New technologies are emerging that may be more affordable and suitable for use in the home, enabling patients to continue their rehabilitation on their own time, according to Im-Able Ltd, Lower Hutt, New Zealand.
Patients who are using these new products are reporting improvement even years after their stroke, the company says.
A relatively low cost computer game-like system developed by scientists at New Zealand’s Crown Research Institute, Industrial Research Limited, and licensed to start-up company, Im-Able Ltd, uses a handlebar-like air mouse and a series of simple computer exercises to improve arm movements, coordination, and cognitive skills of patients with neurological or musculoskeletal impairment.
Sunil Vather, PhD, chief executive of Im-Able, says patients are reporting gains in function many years after their stroke injury. Already commercially available in New Zealand and Australia, Im-Able plans to seek FDA approval for the product during 2011.

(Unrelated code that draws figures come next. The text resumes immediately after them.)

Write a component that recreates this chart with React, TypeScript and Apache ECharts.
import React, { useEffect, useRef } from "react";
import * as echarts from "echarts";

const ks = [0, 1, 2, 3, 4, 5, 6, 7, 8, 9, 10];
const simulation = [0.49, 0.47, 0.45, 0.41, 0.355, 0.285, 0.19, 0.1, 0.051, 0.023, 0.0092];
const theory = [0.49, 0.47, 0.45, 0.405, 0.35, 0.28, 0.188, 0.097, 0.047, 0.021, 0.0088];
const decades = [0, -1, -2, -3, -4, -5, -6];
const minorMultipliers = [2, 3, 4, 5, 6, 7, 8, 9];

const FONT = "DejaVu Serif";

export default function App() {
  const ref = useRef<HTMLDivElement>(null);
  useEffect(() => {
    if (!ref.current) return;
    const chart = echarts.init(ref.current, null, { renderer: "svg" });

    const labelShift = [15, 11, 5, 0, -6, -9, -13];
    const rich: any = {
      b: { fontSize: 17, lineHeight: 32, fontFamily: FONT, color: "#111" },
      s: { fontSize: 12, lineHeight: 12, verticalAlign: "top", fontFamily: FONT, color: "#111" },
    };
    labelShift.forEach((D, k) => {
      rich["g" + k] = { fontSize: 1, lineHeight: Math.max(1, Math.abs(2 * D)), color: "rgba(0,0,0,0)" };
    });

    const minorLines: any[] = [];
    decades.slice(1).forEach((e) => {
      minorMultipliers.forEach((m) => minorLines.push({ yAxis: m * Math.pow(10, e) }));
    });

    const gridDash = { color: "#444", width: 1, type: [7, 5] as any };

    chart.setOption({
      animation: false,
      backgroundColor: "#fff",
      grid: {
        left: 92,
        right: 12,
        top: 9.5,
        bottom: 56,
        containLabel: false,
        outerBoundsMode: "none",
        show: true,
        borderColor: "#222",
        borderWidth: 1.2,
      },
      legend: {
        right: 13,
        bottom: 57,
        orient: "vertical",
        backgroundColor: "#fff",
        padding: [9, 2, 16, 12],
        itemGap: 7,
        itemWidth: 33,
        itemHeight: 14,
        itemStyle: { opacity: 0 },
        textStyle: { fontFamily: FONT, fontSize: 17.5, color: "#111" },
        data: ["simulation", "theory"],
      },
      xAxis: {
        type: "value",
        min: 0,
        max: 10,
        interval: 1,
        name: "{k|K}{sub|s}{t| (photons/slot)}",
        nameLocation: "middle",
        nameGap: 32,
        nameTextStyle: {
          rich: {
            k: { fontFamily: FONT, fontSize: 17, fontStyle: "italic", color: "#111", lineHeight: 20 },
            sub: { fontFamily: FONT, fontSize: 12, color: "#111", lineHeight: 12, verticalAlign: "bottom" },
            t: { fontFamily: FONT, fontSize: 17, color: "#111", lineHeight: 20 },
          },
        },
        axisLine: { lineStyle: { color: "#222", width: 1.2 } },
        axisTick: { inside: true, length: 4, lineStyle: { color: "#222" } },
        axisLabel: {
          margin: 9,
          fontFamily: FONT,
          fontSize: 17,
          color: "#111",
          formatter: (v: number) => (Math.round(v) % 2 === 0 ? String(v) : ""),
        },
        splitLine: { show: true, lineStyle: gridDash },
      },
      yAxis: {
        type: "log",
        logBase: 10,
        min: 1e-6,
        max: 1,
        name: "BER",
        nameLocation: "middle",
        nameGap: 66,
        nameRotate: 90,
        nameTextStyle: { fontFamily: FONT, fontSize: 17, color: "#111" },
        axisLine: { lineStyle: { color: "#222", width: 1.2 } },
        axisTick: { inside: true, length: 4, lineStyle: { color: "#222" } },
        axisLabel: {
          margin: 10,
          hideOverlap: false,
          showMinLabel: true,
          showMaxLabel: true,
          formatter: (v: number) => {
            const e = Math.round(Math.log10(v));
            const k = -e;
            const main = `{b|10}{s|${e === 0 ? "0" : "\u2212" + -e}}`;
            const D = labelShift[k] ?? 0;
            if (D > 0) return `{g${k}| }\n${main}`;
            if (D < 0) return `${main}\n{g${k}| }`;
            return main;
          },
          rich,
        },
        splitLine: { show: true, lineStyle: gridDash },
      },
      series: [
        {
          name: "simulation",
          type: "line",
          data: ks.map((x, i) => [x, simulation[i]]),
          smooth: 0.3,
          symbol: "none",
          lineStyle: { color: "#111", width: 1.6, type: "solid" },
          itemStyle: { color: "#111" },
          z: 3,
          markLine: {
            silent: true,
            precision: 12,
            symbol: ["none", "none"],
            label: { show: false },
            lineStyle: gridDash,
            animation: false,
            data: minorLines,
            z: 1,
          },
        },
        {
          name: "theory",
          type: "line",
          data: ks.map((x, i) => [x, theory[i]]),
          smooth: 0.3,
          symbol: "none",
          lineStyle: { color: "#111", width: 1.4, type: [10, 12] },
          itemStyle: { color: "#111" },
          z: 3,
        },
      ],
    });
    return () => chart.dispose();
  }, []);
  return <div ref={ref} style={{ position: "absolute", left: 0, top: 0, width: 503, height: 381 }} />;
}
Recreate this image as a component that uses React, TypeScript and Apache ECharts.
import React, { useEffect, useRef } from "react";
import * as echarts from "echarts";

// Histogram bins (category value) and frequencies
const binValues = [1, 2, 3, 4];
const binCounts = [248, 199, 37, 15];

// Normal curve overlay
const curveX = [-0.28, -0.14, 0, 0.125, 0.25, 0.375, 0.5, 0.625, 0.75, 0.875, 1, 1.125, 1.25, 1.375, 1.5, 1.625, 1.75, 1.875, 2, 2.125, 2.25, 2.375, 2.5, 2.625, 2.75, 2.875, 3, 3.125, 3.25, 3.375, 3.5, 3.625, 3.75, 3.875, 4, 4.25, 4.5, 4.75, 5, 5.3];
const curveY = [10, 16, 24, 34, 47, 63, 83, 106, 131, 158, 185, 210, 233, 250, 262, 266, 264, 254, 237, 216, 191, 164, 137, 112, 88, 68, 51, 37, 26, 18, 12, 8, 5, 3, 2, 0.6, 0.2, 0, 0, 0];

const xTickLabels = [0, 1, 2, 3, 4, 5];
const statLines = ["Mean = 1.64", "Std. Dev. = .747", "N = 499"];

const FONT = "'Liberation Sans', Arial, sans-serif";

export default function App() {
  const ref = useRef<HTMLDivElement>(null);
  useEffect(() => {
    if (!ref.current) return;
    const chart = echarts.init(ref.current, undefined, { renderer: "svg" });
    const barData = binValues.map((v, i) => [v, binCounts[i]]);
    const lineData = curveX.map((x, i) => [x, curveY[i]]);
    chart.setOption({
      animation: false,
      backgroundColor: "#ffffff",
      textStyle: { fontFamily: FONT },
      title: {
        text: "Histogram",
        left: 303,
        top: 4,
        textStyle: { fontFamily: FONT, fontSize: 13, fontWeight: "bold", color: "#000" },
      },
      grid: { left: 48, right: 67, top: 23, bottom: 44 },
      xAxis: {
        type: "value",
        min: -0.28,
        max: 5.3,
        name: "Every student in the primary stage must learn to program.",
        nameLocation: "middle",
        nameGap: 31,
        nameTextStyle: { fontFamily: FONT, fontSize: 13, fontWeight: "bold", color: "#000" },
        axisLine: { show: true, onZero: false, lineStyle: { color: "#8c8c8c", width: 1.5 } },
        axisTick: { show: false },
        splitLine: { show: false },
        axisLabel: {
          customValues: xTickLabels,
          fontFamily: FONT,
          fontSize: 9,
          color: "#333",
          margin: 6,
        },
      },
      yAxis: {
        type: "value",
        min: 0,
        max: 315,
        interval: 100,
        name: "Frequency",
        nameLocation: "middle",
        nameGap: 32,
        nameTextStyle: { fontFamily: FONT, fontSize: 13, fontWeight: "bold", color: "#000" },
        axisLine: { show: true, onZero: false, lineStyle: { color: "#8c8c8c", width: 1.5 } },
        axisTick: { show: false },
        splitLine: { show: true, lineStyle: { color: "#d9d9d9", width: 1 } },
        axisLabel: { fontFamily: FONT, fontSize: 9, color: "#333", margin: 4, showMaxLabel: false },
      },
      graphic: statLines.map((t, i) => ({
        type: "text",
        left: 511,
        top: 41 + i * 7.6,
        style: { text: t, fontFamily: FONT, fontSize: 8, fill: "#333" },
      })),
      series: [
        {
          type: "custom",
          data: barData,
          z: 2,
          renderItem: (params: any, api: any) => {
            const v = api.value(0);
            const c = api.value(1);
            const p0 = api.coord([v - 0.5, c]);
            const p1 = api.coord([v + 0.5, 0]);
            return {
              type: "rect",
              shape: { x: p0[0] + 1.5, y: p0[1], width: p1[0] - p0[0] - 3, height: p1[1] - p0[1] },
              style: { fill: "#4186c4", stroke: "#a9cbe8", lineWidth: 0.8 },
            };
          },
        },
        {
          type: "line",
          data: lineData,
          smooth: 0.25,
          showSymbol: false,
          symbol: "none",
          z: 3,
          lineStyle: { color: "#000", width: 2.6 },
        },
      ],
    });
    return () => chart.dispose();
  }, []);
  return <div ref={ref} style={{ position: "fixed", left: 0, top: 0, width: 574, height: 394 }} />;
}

Earlier-stage research at the University of Canterbury, Christchurch, New Zealand, under a program led by Professor Tanja Mitrovic is aimed at extending 16 years of research advances in the field of artificial intelligence and computer-based learning to helping patients improve their cognitive skills following a stroke. “We hope to use the knowledge we’ve gained in creating responsive computer-based learning environments for students at the university and high school level, to develop systems that can evaluate an individual stroke patient’s skills and respond with appropriately challenging tasks that help improve their attention and working memory,” Mitrovic said.
The multi-disciplinary research effort, which includes collaboration with Stellan Ohlsson, PhD, professor of psychology at the University of Illinois, Chicago, is supported by a Marsden Fund grant for fundamental scientific research from the Royal Society of New Zealand.